Exactly. He just admitted to the belief that he is superior to everyone and that anyone who slightly opposes his views is a handicap. You know, I just remembered how Jimmg claimed that I was "everything that is wrong with this world," I'm not sure if he was attempting to stick this judgement on me or to you; right now it seems this judgement would suit you much better.
Unfortunately he was addressing you and at the time the way you sounded made it quite apparent it fit you much better.
Yes, you can see TAILS' true colors. Rather, Tails now sees your true colors. You blatantly lied to Tails and after explaining your predicament you expect everyone to immediately accept you again despite the fact you deceived them. If anyone is the "bad friend" here, it would undoubtably be you.
I don't expect them to immediately accept me, I either expect them to accept me or break me but the way Tails did it was less than sympathetic so I took affront to it. I'm apparently "disgusting" and it's "my own fault".
No, I don't expect people to accept me. I'll tell you a story -- the first Blocklander I told was someone I felt I loved. I knew I couldn't keep hurting him and so I had to tell him, where I was deathly afraid of him rejecting me. I loved him and if he had rejected me at the time I wouldn't have reacted with hostility.

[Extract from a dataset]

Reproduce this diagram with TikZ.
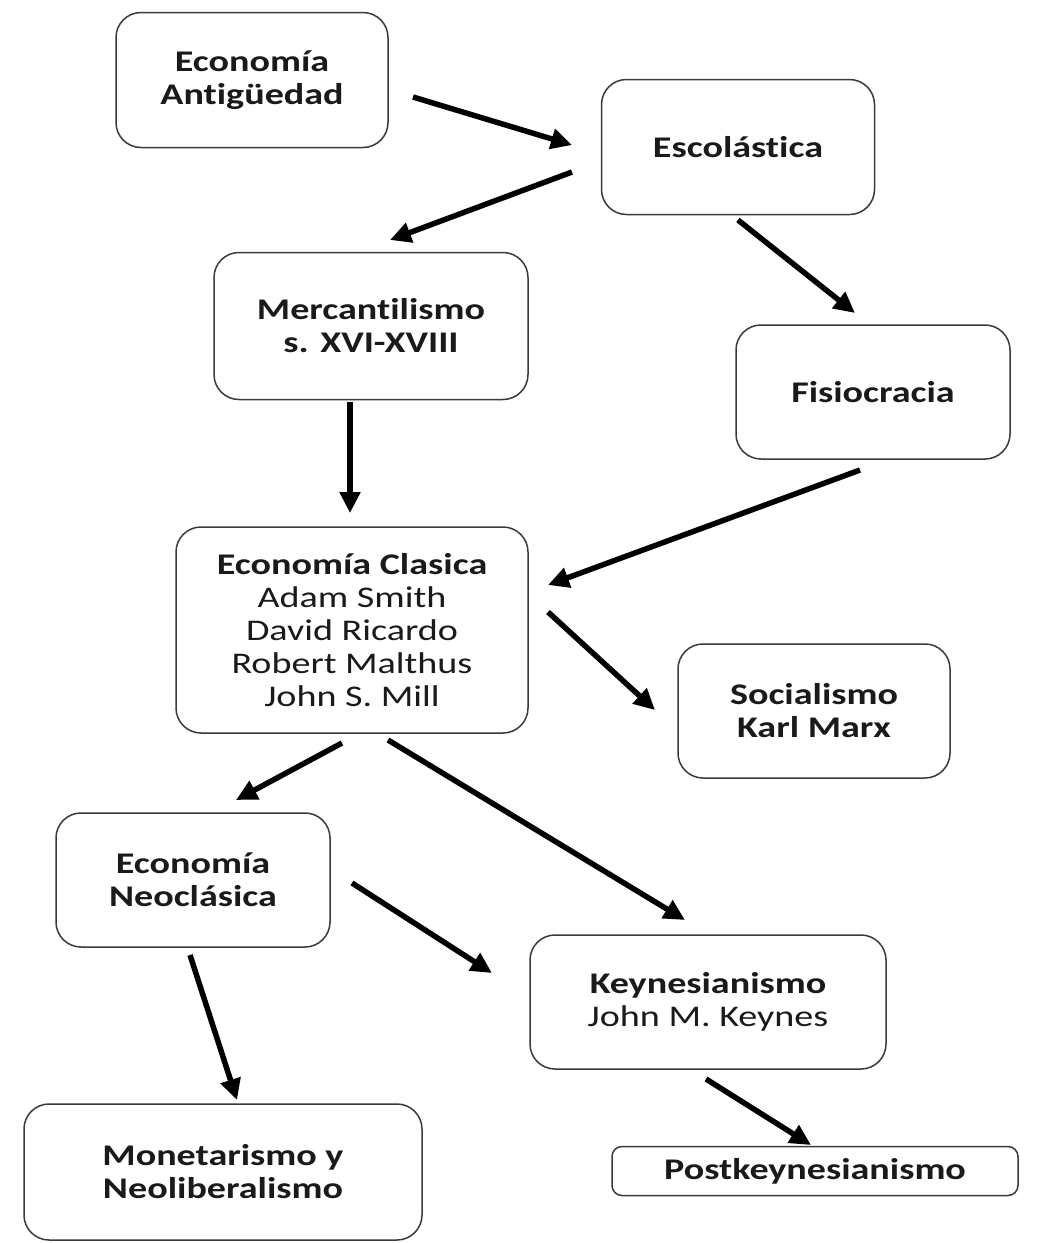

He came around later and said he did still love me, but after some time he ultimately rejected me, saying he couldn't love me for what I was. I was hurt to no end but I couldn't be angry at him -- partially because I still love him and partially because he let me down softly. I am still friends with him now because we talked things out and were front about it.
I don't expect anyone to immediately accept me (although ARC did) but what I do expect is if they can't handle it they talk it out with me like a normal human being instead of treating me like I'm some sort of disgusting mutant and making me feel worse than I already do.
What ignorance. I know you've seen a stuff ton of starfishs, and there are a stuff ton of starfishs. They're loving everywhere. But there is good. Apparently, you haven't found any of them, but there are good people in the world. Even if they're hard to find, they're there. Don't let a pile of starfishs convince you otherwise.
I'm not saying anything about this forum, either. I'm not saying everyone here is an starfish but there are good people elsewhere. There are good people everywhere.
There might not be many, but they exist. I assure you, you are not the only person in existence who isn't a horrible human being, and neither am I for that matter.
I know this, Doctor Block, but I grow tired of searching and getting hurt. It's sad now that the bad people outweigh the good people and I will not sift through the pile to find them. It'd only end up with me getting hurt and I am tired of getting hurt. Had I stayed in my shell nothing bad would have happened and I fully regret anything that transpired here and elsewhere. Logically at this point in time I hate life.